= WRITTEN TASK =
Omit any picture, and return the remaining data exactly as written.

— Begin —

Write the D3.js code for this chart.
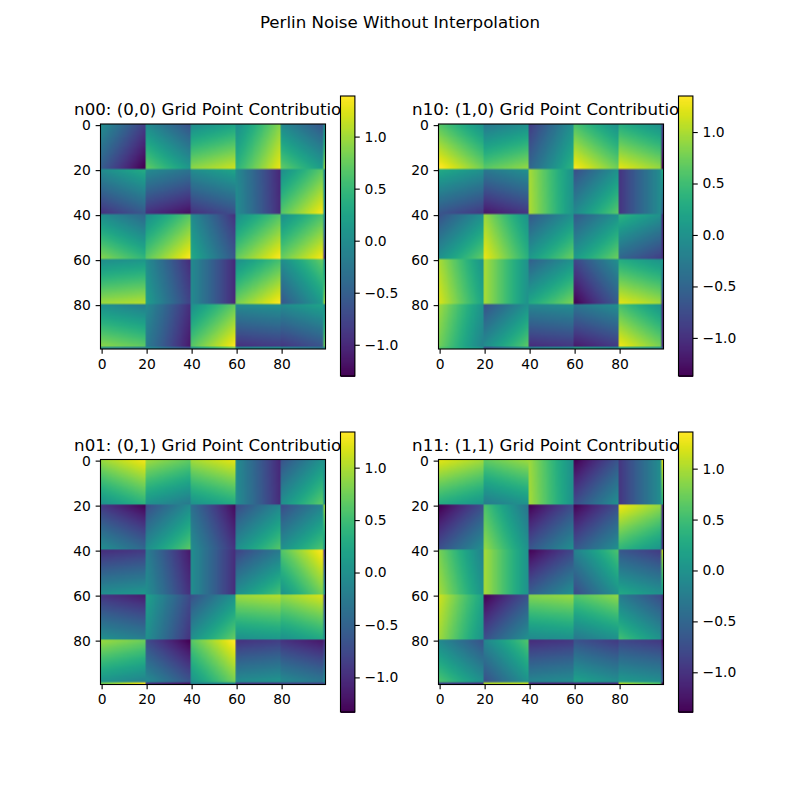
<!DOCTYPE html>
<html><head><meta charset="utf-8">
<script src="https://cdn.jsdelivr.net/npm/d3@7"></script>
<style>html,body{margin:0;padding:0;background:#fff}svg{display:block}text{font-family:"DejaVu Sans",sans-serif;fill:#000}</style>
</head><body>
<script>
const figureTitle = "Perlin Noise Without Interpolation";
const panelTitles = ["n00: (0,0) Grid Point Contribution","n10: (1,0) Grid Point Contribution","n01: (0,1) Grid Point Contribution","n11: (1,1) Grid Point Contribution"];
const panelCorner = [[0,0],[0,1],[1,0],[1,1]];   // [row offset, column offset] of the grid point
const colorMin = [-1.30,-1.37,-1.33,-1.39];
const colorMax = [1.39,1.35,1.34,1.36];
const imageTicks = [0,20,40,60,80];
const colorTicks = [-1,-0.5,0,0.5,1];
// gradient at each grid point, read from the cells of the picture (row component, column component)
// rows 6 and 7 are the last image row of n01 and n11, read separately
const gradRow = [
 [-.55,.77,.95,.42,.78,.93,-.6],
 [-.93,-.95,-.95,.03,.67,0,-.95],
 [.9,.72,.35,.75,.75,-.9,0],
 [1,.2,0,.82,-.6,.95,-1],
 [.95,-.2,.7,-.97,-.93,.8,0],
 [-.97,.75,-.65,.98,.96,.98,.75],
 [-.75,.9,.15,.85,.75,.6,.7],
 [0,.95,-1.1,1.05,1,-.55,.7]];
const gradCol = [
 [-.83,-.63,.27,.9,-.6,-.35,.8],
 [.37,-.28,.28,-1,.74,.99,-.3],
 [-.43,.69,-.93,.65,.65,-.42,1],
 [.1,-.98,-1,.57,.8,-.3,-.1],
 [-.2,-.95,.72,.1,.3,-.55,1],
 [-.2,-.62,.76,.1,-.25,-.15,.6],
 [.6,-.25,.05,0,0,-.8,.7],
 [0,-.15,.05,0,0,-.5,.7]];

const svg = d3.select("body").append("svg").attr("width",800).attr("height",800);
svg.append("text").attr("x",400).attr("y",27.5).attr("text-anchor","middle").style("font-size","16.67px").text(figureTitle);

const N = 100, cells = 5;
const axesX = [100.5,438.5], axesY = [124,459.5], axesSize = 225;
const titleBaseline = [115,451];
const barTop = [96,432], barBottom = [376,712];
const barGap = 15, barW = 14.4;
const T = 1.11;

function field(p){
  const [dr,dc] = panelCorner[p], rows = [];
  for(let i=0;i<N;i++){
    const tr = i*cells/(N-1), ri = Math.floor(tr), fr = tr-ri, row = [];
    const rr = (dr && dc && ri===cells) ? 7 : ri+dr;
    for(let j=0;j<N;j++){
      const tc = j*cells/(N-1), ci = Math.floor(tc), fc = tc-ci;
      row.push(gradRow[rr][ci+dc]*(fr-dr)+gradCol[rr][ci+dc]*(fc-dc));
    }
    rows.push(row);
  }
  return rows;
}
function styleAxis(g){
  g.selectAll("line").attr("stroke","#000").attr("stroke-width",T);
  g.selectAll("path").attr("stroke","#000").attr("stroke-width",T);
  g.selectAll("text").style("font-size","13.89px").style("font-family",'"DejaVu Sans",sans-serif').attr("fill","#000");
}
panelTitles.forEach((title,p)=>{
  const ax = axesX[p%2], ay = axesY[p>>1];
  const color = d3.scaleSequential(d3.interpolateViridis).domain([colorMin[p],colorMax[p]]);
  const data = field(p);
  const c = document.createElement("canvas"); c.width=N; c.height=N;
  const ctx = c.getContext("2d");
  data.forEach((row,i)=>row.forEach((v,j)=>{ctx.fillStyle=color(v);ctx.fillRect(j,i,1,1);}));
  const g = svg.append("g");
  g.append("image").attr("href",c.toDataURL()).attr("x",ax).attr("y",ay).attr("width",axesSize).attr("height",axesSize).attr("preserveAspectRatio","none");
  const x = d3.scaleLinear().domain([-0.5,99.5]).range([ax,ax+axesSize]);
  const y = d3.scaleLinear().domain([-0.5,99.5]).range([ay,ay+axesSize]);
  const xa = g.append("g").attr("transform",`translate(0,${ay+axesSize})`).call(d3.axisBottom(x).tickValues(imageTicks).tickSize(4.86).tickPadding(4.86).tickFormat(d3.format("d")));
  const ya = g.append("g").attr("transform",`translate(${ax},0)`).call(d3.axisLeft(y).tickValues(imageTicks).tickSize(4.86).tickPadding(4.86).tickFormat(d3.format("d")));
  xa.select(".domain").remove(); ya.select(".domain").remove();
  styleAxis(xa); styleAxis(ya);
  g.append("rect").attr("x",ax).attr("y",ay).attr("width",axesSize).attr("height",axesSize).attr("fill","none").attr("stroke","#000").attr("stroke-width",T);
  g.append("text").attr("x",ax+axesSize/2).attr("y",titleBaseline[p>>1]).attr("text-anchor","middle").style("font-size","16.67px").text(title);
  // colorbar, drawn over the title as in the reference
  const bx = ax+axesSize+barGap, by0 = barTop[p>>1], by1 = barBottom[p>>1];
  const cy = d3.scaleLinear().domain([colorMin[p],colorMax[p]]).range([by1,by0]);
  const step = (colorMax[p]-colorMin[p])/256;
  const levels = d3.range(256).map(k=>colorMin[p]+k*step);
  g.append("g").attr("shape-rendering","crispEdges").selectAll("rect").data(levels).join("rect")
    .attr("x",bx).attr("width",barW)
    .attr("y",d=>cy(d+step)).attr("height",d=>cy(d)-cy(d+step)+1)
    .attr("fill",d=>color(d+step/2));
  const ca = g.append("g").attr("transform",`translate(${bx+barW},0)`).call(d3.axisRight(cy).tickValues(colorTicks).tickSize(4.86).tickPadding(4.86).tickFormat(d3.format(".1f")));
  ca.select(".domain").remove(); styleAxis(ca);
  g.append("rect").attr("x",bx).attr("y",by0).attr("width",barW).attr("height",by1-by0).attr("fill","none").attr("stroke","#000").attr("stroke-width",T);
});
</script>
</body></html>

— End —

= TASK SOLUTION =
Write the D3.js code for this chart.
<!DOCTYPE html>
<html><head><meta charset="utf-8">
<script src="https://cdn.jsdelivr.net/npm/d3@7"></script>
<style>html,body{margin:0;padding:0;background:#fff}svg{display:block}text{font-family:"DejaVu Sans",sans-serif;fill:#000}</style>
</head><body>
<script>
const figureTitle = "Perlin Noise Without Interpolation";
const panelTitles = ["n00: (0,0) Grid Point Contribution","n10: (1,0) Grid Point Contribution","n01: (0,1) Grid Point Contribution","n11: (1,1) Grid Point Contribution"];
const panelCorner = [[0,0],[0,1],[1,0],[1,1]];   // [row offset, column offset] of the grid point
const colorMin = [-1.30,-1.37,-1.33,-1.39];
const colorMax = [1.39,1.35,1.34,1.36];
const imageTicks = [0,20,40,60,80];
const colorTicks = [-1,-0.5,0,0.5,1];
// gradient at each grid point, read from the cells of the picture (row component, column component)
// rows 6 and 7 are the last image row of n01 and n11, read separately
const gradRow = [
 [-.55,.77,.95,.42,.78,.93,-.6],
 [-.93,-.95,-.95,.03,.67,0,-.95],
 [.9,.72,.35,.75,.75,-.9,0],
 [1,.2,0,.82,-.6,.95,-1],
 [.95,-.2,.7,-.97,-.93,.8,0],
 [-.97,.75,-.65,.98,.96,.98,.75],
 [-.75,.9,.15,.85,.75,.6,.7],
 [0,.95,-1.1,1.05,1,-.55,.7]];
const gradCol = [
 [-.83,-.63,.27,.9,-.6,-.35,.8],
 [.37,-.28,.28,-1,.74,.99,-.3],
 [-.43,.69,-.93,.65,.65,-.42,1],
 [.1,-.98,-1,.57,.8,-.3,-.1],
 [-.2,-.95,.72,.1,.3,-.55,1],
 [-.2,-.62,.76,.1,-.25,-.15,.6],
 [.6,-.25,.05,0,0,-.8,.7],
 [0,-.15,.05,0,0,-.5,.7]];

const svg = d3.select("body").append("svg").attr("width",800).attr("height",800);
svg.append("text").attr("x",400).attr("y",27.5).attr("text-anchor","middle").style("font-size","16.67px").text(figureTitle);

const N = 100, cells = 5;
const axesX = [100.5,438.5], axesY = [124,459.5], axesSize = 225;
const titleBaseline = [115,451];
const barTop = [96,432], barBottom = [376,712];
const barGap = 15, barW = 14.4;
const T = 1.11;

function field(p){
  const [dr,dc] = panelCorner[p], rows = [];
  for(let i=0;i<N;i++){
    const tr = i*cells/(N-1), ri = Math.floor(tr), fr = tr-ri, row = [];
    const rr = (dr && dc && ri===cells) ? 7 : ri+dr;
    for(let j=0;j<N;j++){
      const tc = j*cells/(N-1), ci = Math.floor(tc), fc = tc-ci;
      row.push(gradRow[rr][ci+dc]*(fr-dr)+gradCol[rr][ci+dc]*(fc-dc));
    }
    rows.push(row);
  }
  return rows;
}
function styleAxis(g){
  g.selectAll("line").attr("stroke","#000").attr("stroke-width",T);
  g.selectAll("path").attr("stroke","#000").attr("stroke-width",T);
  g.selectAll("text").style("font-size","13.89px").style("font-family",'"DejaVu Sans",sans-serif').attr("fill","#000");
}
panelTitles.forEach((title,p)=>{
  const ax = axesX[p%2], ay = axesY[p>>1];
  const color = d3.scaleSequential(d3.interpolateViridis).domain([colorMin[p],colorMax[p]]);
  const data = field(p);
  const c = document.createElement("canvas"); c.width=N; c.height=N;
  const ctx = c.getContext("2d");
  data.forEach((row,i)=>row.forEach((v,j)=>{ctx.fillStyle=color(v);ctx.fillRect(j,i,1,1);}));
  const g = svg.append("g");
  g.append("image").attr("href",c.toDataURL()).attr("x",ax).attr("y",ay).attr("width",axesSize).attr("height",axesSize).attr("preserveAspectRatio","none");
  const x = d3.scaleLinear().domain([-0.5,99.5]).range([ax,ax+axesSize]);
  const y = d3.scaleLinear().domain([-0.5,99.5]).range([ay,ay+axesSize]);
  const xa = g.append("g").attr("transform",`translate(0,${ay+axesSize})`).call(d3.axisBottom(x).tickValues(imageTicks).tickSize(4.86).tickPadding(4.86).tickFormat(d3.format("d")));
  const ya = g.append("g").attr("transform",`translate(${ax},0)`).call(d3.axisLeft(y).tickValues(imageTicks).tickSize(4.86).tickPadding(4.86).tickFormat(d3.format("d")));
  xa.select(".domain").remove(); ya.select(".domain").remove();
  styleAxis(xa); styleAxis(ya);
  g.append("rect").attr("x",ax).attr("y",ay).attr("width",axesSize).attr("height",axesSize).attr("fill","none").attr("stroke","#000").attr("stroke-width",T);
  g.append("text").attr("x",ax+axesSize/2).attr("y",titleBaseline[p>>1]).attr("text-anchor","middle").style("font-size","16.67px").text(title);
  // colorbar, drawn over the title as in the reference
  const bx = ax+axesSize+barGap, by0 = barTop[p>>1], by1 = barBottom[p>>1];
  const cy = d3.scaleLinear().domain([colorMin[p],colorMax[p]]).range([by1,by0]);
  const step = (colorMax[p]-colorMin[p])/256;
  const levels = d3.range(256).map(k=>colorMin[p]+k*step);
  g.append("g").attr("shape-rendering","crispEdges").selectAll("rect").data(levels).join("rect")
    .attr("x",bx).attr("width",barW)
    .attr("y",d=>cy(d+step)).attr("height",d=>cy(d)-cy(d+step)+1)
    .attr("fill",d=>color(d+step/2));
  const ca = g.append("g").attr("transform",`translate(${bx+barW},0)`).call(d3.axisRight(cy).tickValues(colorTicks).tickSize(4.86).tickPadding(4.86).tickFormat(d3.format(".1f")));
  ca.select(".domain").remove(); styleAxis(ca);
  g.append("rect").attr("x",bx).attr("y",by0).attr("width",barW).attr("height",by1-by0).attr("fill","none").attr("stroke","#000").attr("stroke-width",T);
});
</script>
</body></html>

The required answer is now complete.